Kernel density ridge estimation for 2- to 3-dimensional data.
kdr(x, y, H, p=1, max.iter=400, tol.iter, segment=TRUE, k, kmax, min.seg.size, keep.path=FALSE, gridsize, xmin, xmax, binned, bgridsize, w, fhat, density.cutoff, pre=TRUE, verbose=FALSE)kdr.segment(x, k, kmax, min.seg.size, verbose=FALSE)## S3 method for class 'kdr'plot(x,...)
Arguments
x: matrix of data values or an object of class kdr
y: matrix of initial values
p: dimension of density ridge
H: bandwidth matrix/scalar bandwidth. If missing, Hpi(x,deriv,order=2) is called by default.
max.iter: maximum number of iterations. Default is 400.
tol.iter: distance under which two successive iterations are considered convergent. Default is 0.001*min marginal IQR of x.
segment: flag to compute segments of density ridge. Default is TRUE.
k: number of segments to partition density ridge
kmax: maximum number of segments to partition density ridge. Default is 30.

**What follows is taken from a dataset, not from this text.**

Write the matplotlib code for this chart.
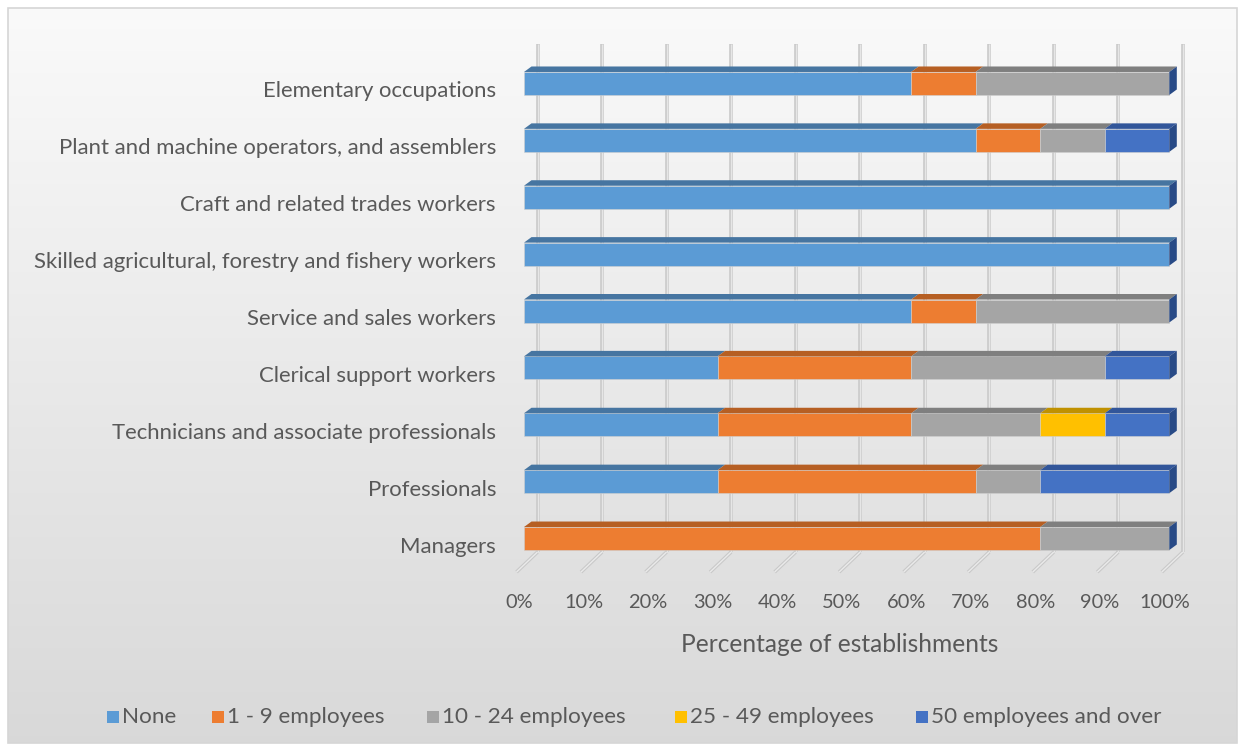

min.seg.size: minimum length of a segment of a density ridge. Default is round(0.001*nrow(y),0).
keep.path: flag to store the density gradient ascent paths. Default is FALSE.
gridsize: vector of number of grid points
xmin,xmax: vector of minimum/maximum values for grid
binned: flag for binned estimation.
bgridsize: vector of binning grid sizes
w: vector of weights. Default is a vector of all ones.
fhat: kde of x. If missing kde(x=x,w=w) is executed.
density.cutoff: density threshold under which the y are excluded from the density ridge estimation. Default is contourLevels(fhat, cont=99).
pre: flag for pre-scaling data. Default is TRUE.
verbose: flag to print out progress information. Default is FALSE.
...: other graphics parameters
Returns
A kernel density ridge set is an object of class kdr
which is a list with fields: - x,y: data points - same as input
end.points: matrix of final iterates starting from y
H: bandwidth matrix
names: variable names
tol.iter,tol.clust,min.seg.size: tuning parameter values - same as input
binned: flag for binned estimation
names: variable names
w: vector of weights
path: list of density gradient ascent paths where path[[i]] is the path of y[i,] (only if keep.path=TRUE)
Details
Kernel density ridge estimation is based on reduced dimension kernel mean shift. See Ozertem & Erdogmus (2011).
If y is missing, then it defaults to the grid of size gridsize spanning from xmin to xmax.
If the bandwidth H is missing, then the default bandwidth is the plug-in selector for the density gradient Hpi(x,deriv.order=2). Any bandwidth that is suitable for the density Hessian is also suitable for the kernel density ridge.
kdr(, segment=TRUE) or kdr.segment() carries out the segmentation of the density ridge points in end.points. If k is set, then k segments are created. If k is not set, then the optimal number of segments is chosen from 1:kmax, with kmax=30 by default. The segments are created via a hierarchical clustering with single linkage. Experimental: following the segmentation, the points within each segment are ordered to facilitate a line plot in plot(, type="l"). The optimal ordering is not always achieved in this experimental implementation, though a scatterplot plot(, type="p") always suffices, regardless of this ordering.
References
Ozertem, U. & Erdogmus, D. (2011) Locally defined principal curves and surfaces, Journal of Machine Learning Research, 12 , 1249-1286.